Get ready to master the key differences between training data and testing data in the machine learning world!
Are you pumped to take a deep dive into the core of machine learning? Let’s unravel one of the most fundamental distinctions that fuel the engine of these algorithms – the difference between training data and testing data. Understanding the unique roles they play is crucial to developing effective models, and guess what? We’re about to break it all down!
The Big Picture: What are Training Data and Testing Data?
In machine learning, we use data to teach our models about the world. But not all data is created equal, and the type of data we use at different stages of model development can make or break the success of our algorithms. That’s where training data and testing data come in.
Training Data: The Knowledge Builder
Training data is the dataset you feed to your machine learning model for it to learn from. It’s like the textbook your model uses to understand patterns, relationships, or rules depending on the type of problem at hand. This data acts as the foundation for your model’s learning process.
Consider an example: You’re training a machine learning model to predict whether an email is spam or not. Your training data would consist of a large number of emails that have already been classified as ‘spam’ or ‘not spam’. The model would learn from this data – identifying common patterns in spam emails and using these patterns to create a prediction rule.
Testing Data: The Examiner
On the other hand, testing data is the dataset you use to assess the performance of your machine-learning model after it’s been trained. It’s like the final exam your model has to pass to prove that it’s learned correctly. Importantly, the testing data must be separate from the training data to provide an unbiased evaluation of the model’s ability to generalize to new, unseen data.
In our spam email example, the testing data would consist of a separate set of emails that the model hasn’t seen before. The model would predict whether these emails are spam or not, and its predictions would be compared to the actual classifications to evaluate its performance.
The Significance of the Split: Why Do We Need Both?
In machine learning, it’s crucial to have a balance between learning from the data (training) and evaluating the learning (testing). Too much emphasis on either can lead to issues. Here’s why:
- If we only focus on training, we run the risk of overfitting, where the model learns the training data too well, including its noise and outliers. This results in a model that performs poorly on new, unseen data.
- If we only focus on testing, we could end up underfitting, where the model doesn’t learn enough from the data to make accurate predictions. This also leads to poor performance on new data.
The key is to find the right balance, and that’s where the concept of a training-testing split comes into play. This involves dividing your dataset into a training set and a testing set. A common split ratio is 70% for training and 30% for testing, but this can vary depending on the specific problem and dataset.
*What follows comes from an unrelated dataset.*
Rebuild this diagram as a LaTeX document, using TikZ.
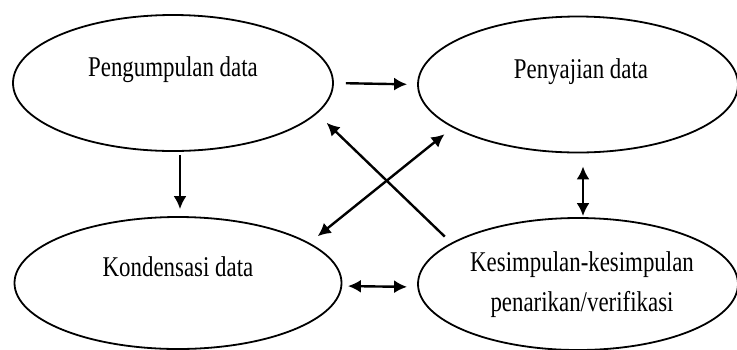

The Art of the Split: Techniques for Dividing Your Data
Dividing your data into training and testing sets is more than just a random split. It’s an art that requires careful consideration to ensure that both sets are representative of the overall data. Here are some popular techniques:
- Random Split: This is the simplest method, where you randomly assign a certain percentage of your data to the training set and the rest to the testing set.
- Stratified Split: This method is used when your data is imbalanced – that is, one class has significantly more instances than another. A stratified split ensures that the proportion of classes is the same in both the training and testing sets, providing a more representative sample.
- Time-Series Split: If your data involves a time component (like stock prices or weather data), you’ll want to use a time-series split. This involves using older data for training and more recent data for testing to reflect how the model would be used in real-world scenarios.
- Cross-Validation: This technique involves creating multiple training and testing sets and averaging the model’s performance across all sets. This provides a more robust estimate of the model’s performance.
In Practice: Application of Training and Testing Data
Now that we’ve discussed the theory let’s look at how training and testing data are used in practice. Suppose you’re working on a supervised learning problem where the goal is to predict a target variable based on a set of input features.
- You start by dividing your data into a training set and a testing set.
- You train your machine learning model on the training set, allowing it to learn the relationship between the input features and the target variable.
- Once the model has been trained, you use it to make predictions on the testing set.
- You then compare these predictions to the actual values to evaluate the model’s performance. Common metrics include accuracy for classification problems and mean squared error for regression problems.
- Based on the model’s performance, you might decide to tweak its parameters or choose a different model altogether and then repeat the process.
Key Takeaways: The Balance of Learning and Evaluating
In the world of machine learning, training data, and testing data are two sides of the same coin. They both play pivotal roles in the development and evaluation of models and understanding their differences is fundamental to successful machine learning practice.
Remember, the goal is to find the sweet spot between learning from the data (with training data) and evaluating that learning (with testing data). Keeping this balance in mind will set you on the path to creating effective and robust machine learning models.
So, now that you’re equipped with the knowledge of training and testing data, you’re one step closer to becoming a machine learning pro. Keep learning, keep experimenting, and most importantly, have fun with it! After all, the world of machine learning is a playground of endless possibilities.